*WHAT THE TASK REQUIRES*. Look through the data below. Show each line where the string "this" occurs.

*INFORMATION PROVIDED*.
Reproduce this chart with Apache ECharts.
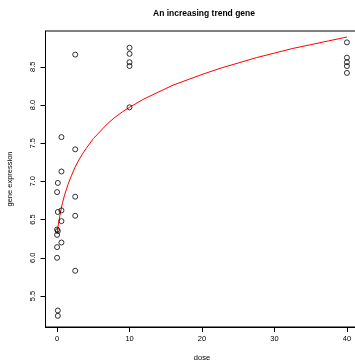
<!DOCTYPE html>
<html>
<head>
<meta charset="utf-8">
<script src="https://cdn.jsdelivr.net/npm/echarts@6/dist/echarts.min.js"></script>
<style>html,body{margin:0;padding:0;background:#fff;}#c{width:355px;height:364px;}</style>
</head>
<body>
<div id="c"></div>
<script>
// observed points
var doses = [0,0,0,0,0, 0.1,0.1,0.1,0.1,0.1, 0.6,0.6,0.6,0.6,0.6, 2.5,2.5,2.5,2.5,2.5, 10,10,10,10,10, 40,40,40,40,40];
var expression = [6.86,6.37,6.30,6.14,6.00, 6.98,6.60,6.35,5.31,5.24, 7.58,7.13,6.62,6.48,6.20, 8.66,7.42,6.80,6.55,5.83, 8.75,8.67,8.56,8.51,7.97, 8.82,8.62,8.56,8.51,8.42];
// fitted trend curve
var curveDose = [0, 0.25, 0.5, 0.75, 1, 1.5, 2, 2.5, 3, 3.5, 4, 5, 6, 7, 8, 9, 10, 12, 14, 16, 18, 20, 22.5, 25, 27.5, 30, 32.5, 35, 37.5, 40];
var curveValue = [6.33, 6.48, 6.61, 6.72, 6.81, 6.96, 7.08, 7.19, 7.28, 7.36, 7.43, 7.56, 7.66, 7.76, 7.84, 7.91, 7.97, 8.08, 8.17, 8.26, 8.33, 8.40, 8.48, 8.55, 8.62, 8.68, 8.74, 8.79, 8.84, 8.89];
// tick labels
var xTicks = [0, 10, 20, 30, 40];
var yTicks = [5.5, 6.0, 6.5, 7.0, 7.5, 8.0, 8.5];

var pts = doses.map(function(d, i){ return [d, expression[i]]; });
var curve = curveDose.map(function(d, i){ return [d, curveValue[i]]; });
var font = 'Liberation Sans, Arial, Helvetica, sans-serif';

var chart = echarts.init(document.getElementById('c'), null, {renderer: 'canvas'});
chart.setOption({
  animation: false,
  backgroundColor: '#fff',
  title: {
    text: 'An increasing trend gene',
    left: 199, top: 4, textAlign: 'center',
    textStyle: {fontFamily: font, fontSize: 8.5, fontWeight: 'bold', color: '#000'}
  },
  grid: {left: 45.5, top: 31, width: 313, height: 296, outerBoundsMode: 'none', containLabel: false,
         show: true, borderColor: '#000', borderWidth: 1, backgroundColor: 'transparent'},
  xAxis: {
    type: 'value', min: -1.6, max: 41.6,
    name: 'dose', nameLocation: 'middle', nameGap: 27,
    nameTextStyle: {fontFamily: font, fontSize: 7.5, color: '#000'},
    axisLine: {show: true, onZero: false, lineStyle: {color: '#000', width: 1}},
    axisTick: {show: true, inside: false, length: 5, customValues: xTicks, lineStyle: {color: '#000'}},
    axisLabel: {show: true, customValues: xTicks, margin: 8, fontFamily: font, fontSize: 7.5, color: '#000', formatter: function(v){ return String(v); }},
    splitLine: {show: false}
  },
  yAxis: {
    type: 'value', min: 5.094, max: 8.969,
    name: 'gene expression', nameLocation: 'middle', nameGap: 32, nameRotate: 90,
    nameTextStyle: {fontFamily: font, fontSize: 7.5, color: '#000'},
    axisLine: {show: true, onZero: false, lineStyle: {color: '#000', width: 1}},
    axisTick: {show: true, inside: false, length: 5, customValues: yTicks, lineStyle: {color: '#000'}},
    axisLabel: {show: true, customValues: yTicks, rotate: 90, margin: 9, fontFamily: font, fontSize: 7.5, color: '#000', formatter: function(v){ return v.toFixed(1); }},
    splitLine: {show: false}
  },
  series: [
    {
      type: 'line', data: curve, smooth: false, showSymbol: false, symbol: 'none',
      lineStyle: {color: '#ff0000', width: 1}, z: 2
    },
    {
      type: 'scatter', data: pts, symbol: 'circle', symbolSize: 5,
      itemStyle: {color: 'transparent', borderColor: '#000', borderWidth: 1}, z: 3
    }
  ]
});
</script>
</body>
</html>
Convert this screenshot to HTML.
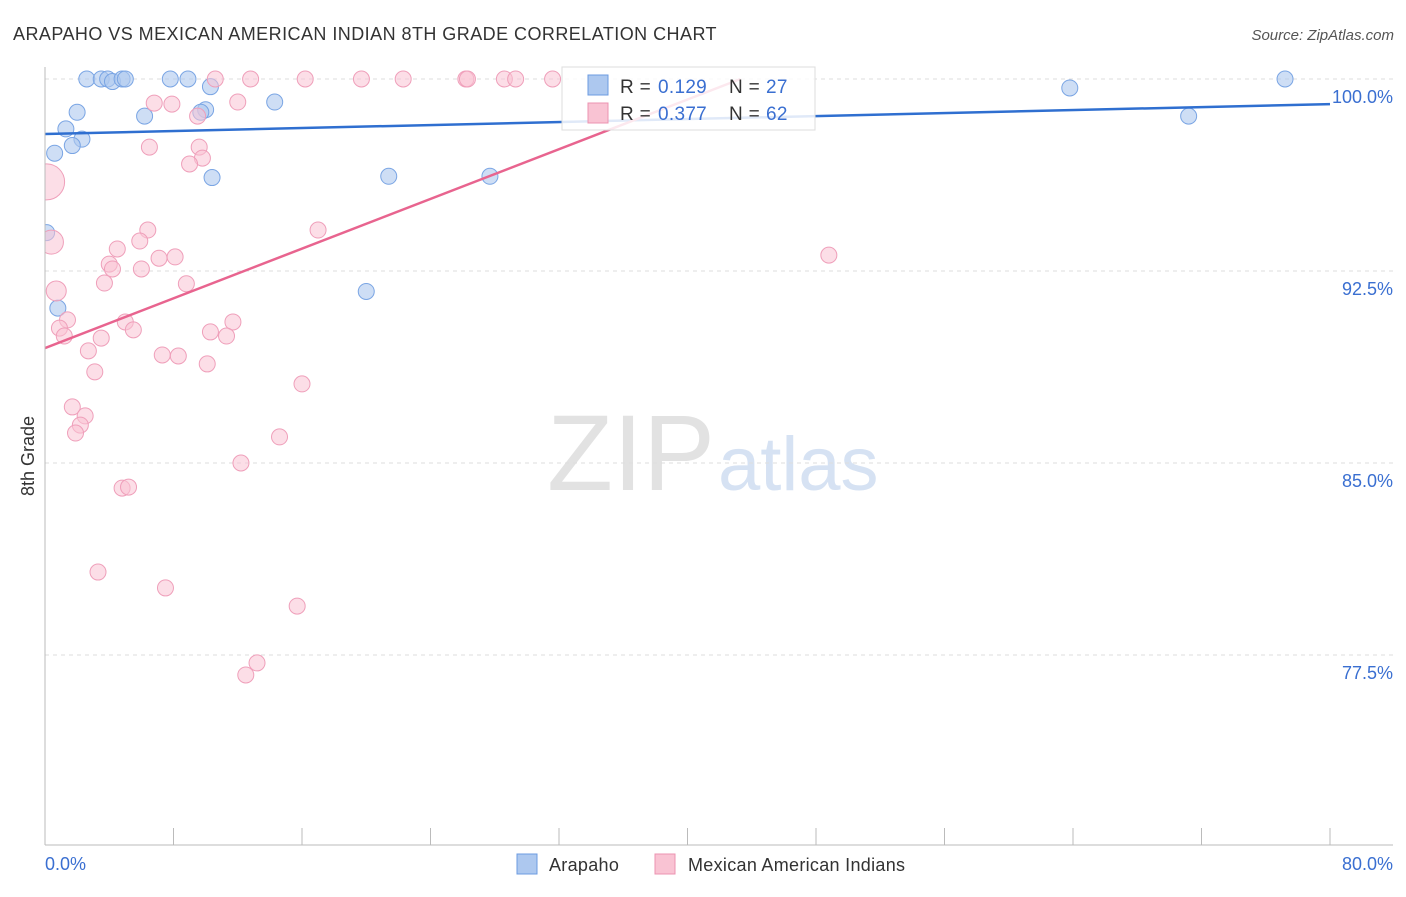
<!DOCTYPE html>
<html><head><meta charset="utf-8">
<style>
body{margin:0;background:#fff;font-family:"Liberation Sans",sans-serif;}
svg text{font-family:"Liberation Sans",sans-serif;}
</style></head>
<body>
<svg id="chart" width="1406" height="892" xmlns="http://www.w3.org/2000/svg">
<defs><clipPath id="plotclip"><rect x="45" y="40" width="1360" height="805"/></clipPath></defs>
<text x="13" y="40" font-size="18" fill="#333" letter-spacing="0.45">ARAPAHO VS MEXICAN AMERICAN INDIAN 8TH GRADE CORRELATION CHART</text>
<text x="1394" y="40" font-size="15" fill="#555" font-style="italic" text-anchor="end">Source: ZipAtlas.com</text>
<text x="715" y="490" font-size="108" fill="#e2e2e2" font-family="Liberation Serif" text-anchor="end">ZIP</text>
<text x="718" y="490" font-size="76" fill="#d6e2f3">atlas</text>
<text transform="translate(34,456) rotate(-90)" font-size="18" fill="#333" text-anchor="middle">8th Grade</text>
<g id="grid"></g>
<g id="marks" clip-path="url(#plotclip)"></g>
<line x1="45" y1="67" x2="45" y2="845" stroke="#bbb"/>
<line x1="45" y1="845" x2="1393" y2="845" stroke="#bbb"/>
<text x="45" y="870" font-size="18" fill="#3a6fd1">0.0%</text>
<text x="1393" y="870" font-size="18" fill="#3a6fd1" text-anchor="end">80.0%</text>
<g>
<rect x="562" y="67" width="253" height="63" fill="#fff" fill-opacity="0.85" stroke="#ddd"/>
<rect x="588" y="75" width="20" height="20" fill="#adc8ef" stroke="#6c9be0"/>
<rect x="588" y="103" width="20" height="20" fill="#f9c3d3" stroke="#ec93b0"/>
<text x="620" y="93" font-size="19" fill="#333" letter-spacing="0.3">R = <tspan x="658" fill="#3a6fd1">0.129</tspan><tspan x="729">N = </tspan><tspan x="766" fill="#3a6fd1">27</tspan></text>
<text x="620" y="120" font-size="19" fill="#333" letter-spacing="0.3">R = <tspan x="658" fill="#3a6fd1">0.377</tspan><tspan x="729">N = </tspan><tspan x="766" fill="#3a6fd1">62</tspan></text>
</g>
<g>
<rect x="517" y="854" width="20" height="20" fill="#adc8ef" stroke="#6c9be0"/>
<text x="549" y="871" font-size="18" fill="#333" letter-spacing="0.3">Arapaho</text>
<rect x="655" y="854" width="20" height="20" fill="#f9c3d3" stroke="#ec93b0"/>
<text x="688" y="871" font-size="18" fill="#333" letter-spacing="0.3">Mexican American Indians</text>
</g>
</svg>
<script>
const yTicks=[100,92.5,85,77.5];
const yTickLabels=["100.0%","92.5%","85.0%","77.5%"];
const xTicks=[0,8,16,24,32,40,48,56,64,72,80];
const arapahoX=[2.6,3.5,3.9,4.2,4.8,5.0,7.8,8.9,10.3,2.0,6.2,10.0,14.3,1.3,2.3,1.7,0.6,10.4,21.4,27.7,0.1,0.8,20.0,63.8,71.2,77.2,9.7];
const arapahoY=[100,100,100,99.9,100,100,100,100,99.7,98.7,98.55,98.8,99.1,98.05,97.65,97.4,97.1,96.15,96.2,96.2,94.0,91.05,91.7,99.65,98.55,100,98.7];
const mexX=[10.6,12.8,16.2,19.7,22.3,26.2,26.3,28.6,29.3,31.6,6.8,7.9,12.0,9.5,6.5,9.6,9.8,9.0,0.1,6.4,17.0,48.8,0.4,5.9,4.5,4.0,4.2,6.0,7.1,8.1,3.7,8.8,0.7,1.4,0.9,1.2,5.0,5.5,11.7,10.3,11.3,3.5,2.7,7.3,8.3,10.1,3.1,16.0,1.7,2.5,2.2,1.9,14.6,12.2,4.8,5.2,3.3,7.5,15.7,13.2,12.5];
const mexY=[100,100,100,100,100,100,100,100,100,100,99.06,99.02,99.1,98.55,97.34,97.34,96.91,96.68,95.98,94.1,94.1,93.12,93.63,93.67,93.36,92.77,92.58,92.58,93.0,93.05,92.03,92.0,91.72,90.59,90.27,89.96,90.51,90.2,90.51,90.12,89.96,89.88,89.38,89.22,89.18,88.87,88.56,88.09,87.19,86.84,86.48,86.17,86.02,85.0,84.02,84.06,80.74,80.12,79.41,77.19,76.72];
const mexSize=[8,8,8,8,8,8,8,8,8,8,8,8,8,8,8,8,8,8,18,8,8,8,12,8,8,8,8,8,8,8,8,8,10,8,8,8,8,8,8,8,8,8,8,8,8,8,8,8,8,8,8,8,8,8,8,8,8,8,8,8,8];
const arapahoTrend=[[0,97.85],[80,99.02]];
const mexTrend=[[0,89.49],[43.3,100]];
const sx=v=>45+v*(1285/80);
const sy=v=>79+(100-v)*25.6;
const NS="http://www.w3.org/2000/svg";
const grid=document.getElementById('grid'),marks=document.getElementById('marks');
function mk(t,a,p){const e=document.createElementNS(NS,t);for(const k in a)e.setAttribute(k,a[k]);p.appendChild(e);return e;}
yTicks.forEach((v,i)=>{
 const l=mk('line',{x1:45,x2:1393,y1:sy(v),y2:sy(v),stroke:'#ddd','stroke-dasharray':'4,4'},grid);
 
 
 const t=mk('text',{x:1393,y:sy(v)+24,'font-size':18,fill:'#3a6fd1','text-anchor':'end'},grid);
 t.textContent=yTickLabels[i];
 
 
});
xTicks.forEach(v=>{
 const l=mk('line',{x1:sx(v),x2:sx(v),y1:828,y2:845,stroke:'#bbb'},grid);
 
 
});
arapahoX.forEach((x,i)=>{
 const c=mk('circle',{cx:sx(x),cy:sy(arapahoY[i]),r:8,fill:'#adc8ef','fill-opacity':0.6,stroke:'#7aa5e4','stroke-width':1},marks);
 
 
});
mexX.forEach((x,i)=>{
 const c=mk('circle',{cx:sx(x),cy:sy(mexY[i]),r:mexSize[i],fill:'#f9c3d3','fill-opacity':0.55,stroke:'#ef9fba','stroke-width':1},marks);
 
 
});
const t1=mk('line',{x1:sx(arapahoTrend[0][0]),y1:sy(arapahoTrend[0][1]),x2:sx(arapahoTrend[1][0]),y2:sy(arapahoTrend[1][1]),stroke:'#2f6fd0','stroke-width':2.5},marks);


const t2=mk('line',{x1:sx(mexTrend[0][0]),y1:sy(mexTrend[0][1]),x2:sx(mexTrend[1][0]),y2:sy(mexTrend[1][1]),stroke:'#e8648f','stroke-width':2.5},marks);


</script>
</body></html>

*THE REPLY*.
Reproduce this chart with Apache ECharts.
Convert this screenshot to HTML.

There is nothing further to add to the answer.